DATA LISTING —
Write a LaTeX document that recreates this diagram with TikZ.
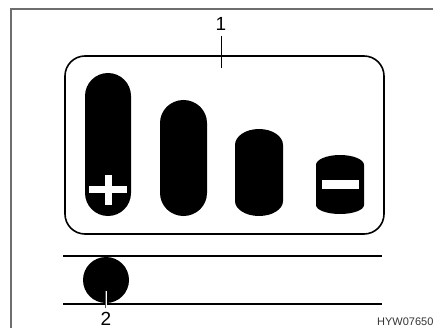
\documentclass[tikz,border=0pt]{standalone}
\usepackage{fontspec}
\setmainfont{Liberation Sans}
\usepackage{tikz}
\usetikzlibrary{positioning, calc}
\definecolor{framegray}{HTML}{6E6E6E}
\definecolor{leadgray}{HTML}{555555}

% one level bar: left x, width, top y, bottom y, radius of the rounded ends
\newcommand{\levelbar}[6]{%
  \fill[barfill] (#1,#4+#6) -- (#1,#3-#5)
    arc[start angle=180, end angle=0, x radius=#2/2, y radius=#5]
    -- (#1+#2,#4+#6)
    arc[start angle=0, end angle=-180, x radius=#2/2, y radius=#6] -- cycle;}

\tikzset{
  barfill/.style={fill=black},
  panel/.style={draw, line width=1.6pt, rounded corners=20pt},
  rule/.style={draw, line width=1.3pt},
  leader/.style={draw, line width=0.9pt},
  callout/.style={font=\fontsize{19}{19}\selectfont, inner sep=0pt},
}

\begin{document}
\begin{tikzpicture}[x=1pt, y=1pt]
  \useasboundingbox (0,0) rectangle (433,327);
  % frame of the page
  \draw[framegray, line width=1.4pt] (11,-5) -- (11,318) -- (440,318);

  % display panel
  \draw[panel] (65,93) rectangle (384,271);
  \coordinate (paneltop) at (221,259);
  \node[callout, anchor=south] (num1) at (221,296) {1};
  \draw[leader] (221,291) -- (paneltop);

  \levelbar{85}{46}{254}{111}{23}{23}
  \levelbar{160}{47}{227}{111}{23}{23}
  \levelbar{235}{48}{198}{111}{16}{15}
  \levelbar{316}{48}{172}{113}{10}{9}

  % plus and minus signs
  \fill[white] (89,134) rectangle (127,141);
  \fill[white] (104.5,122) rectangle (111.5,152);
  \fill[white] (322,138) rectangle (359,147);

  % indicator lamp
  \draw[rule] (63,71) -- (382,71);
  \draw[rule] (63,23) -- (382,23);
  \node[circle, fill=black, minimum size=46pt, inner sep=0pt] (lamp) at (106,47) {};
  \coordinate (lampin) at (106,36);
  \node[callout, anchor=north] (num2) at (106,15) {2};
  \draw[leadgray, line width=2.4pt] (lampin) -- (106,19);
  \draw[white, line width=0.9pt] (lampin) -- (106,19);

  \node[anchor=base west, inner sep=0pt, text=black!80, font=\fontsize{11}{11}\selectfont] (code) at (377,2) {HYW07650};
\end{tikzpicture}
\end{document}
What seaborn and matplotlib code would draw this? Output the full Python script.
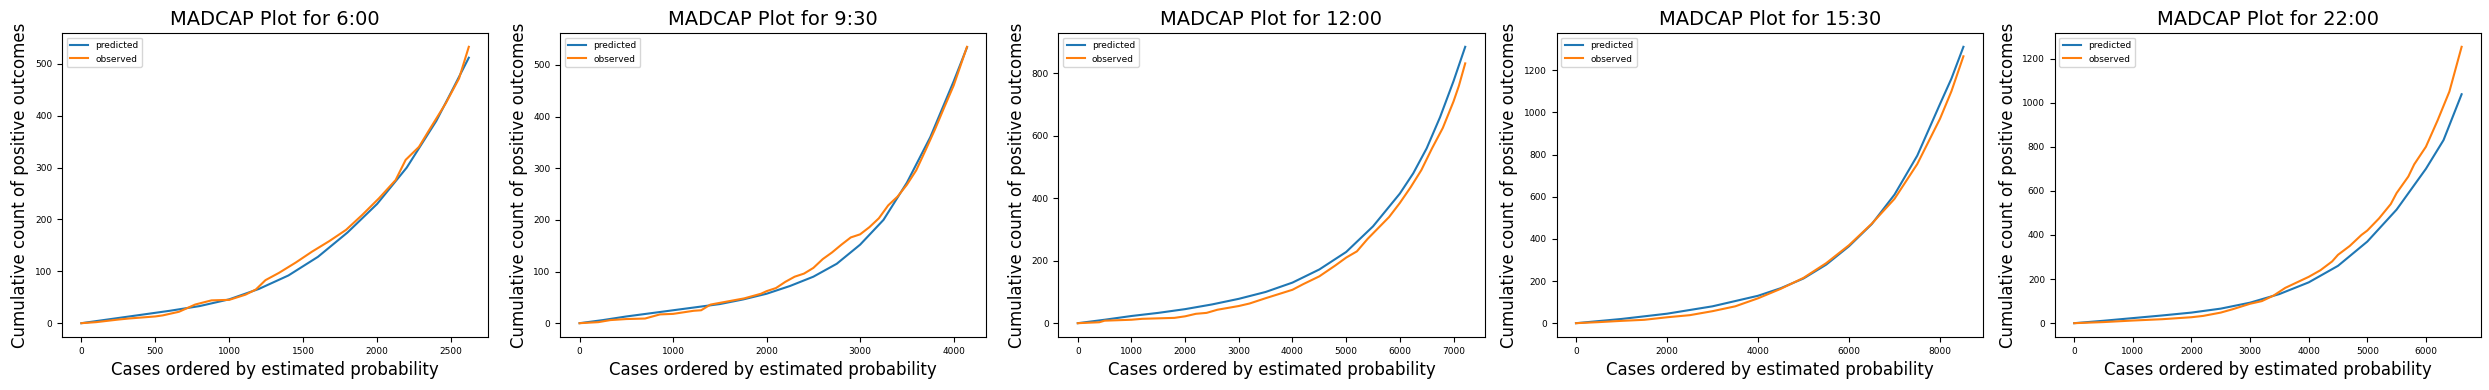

TASK STATEMENT —
Gather every line from the entries above where the word "code" appears, and copy them.

RESULT OF THE TASK —
  \node[anchor=base west, inner sep=0pt, text=black!80, font=\fontsize{11}{11}\selectfont] (code) at (377,2) {HYW07650};
What seaborn and matplotlib code would draw this? Output the full Python script.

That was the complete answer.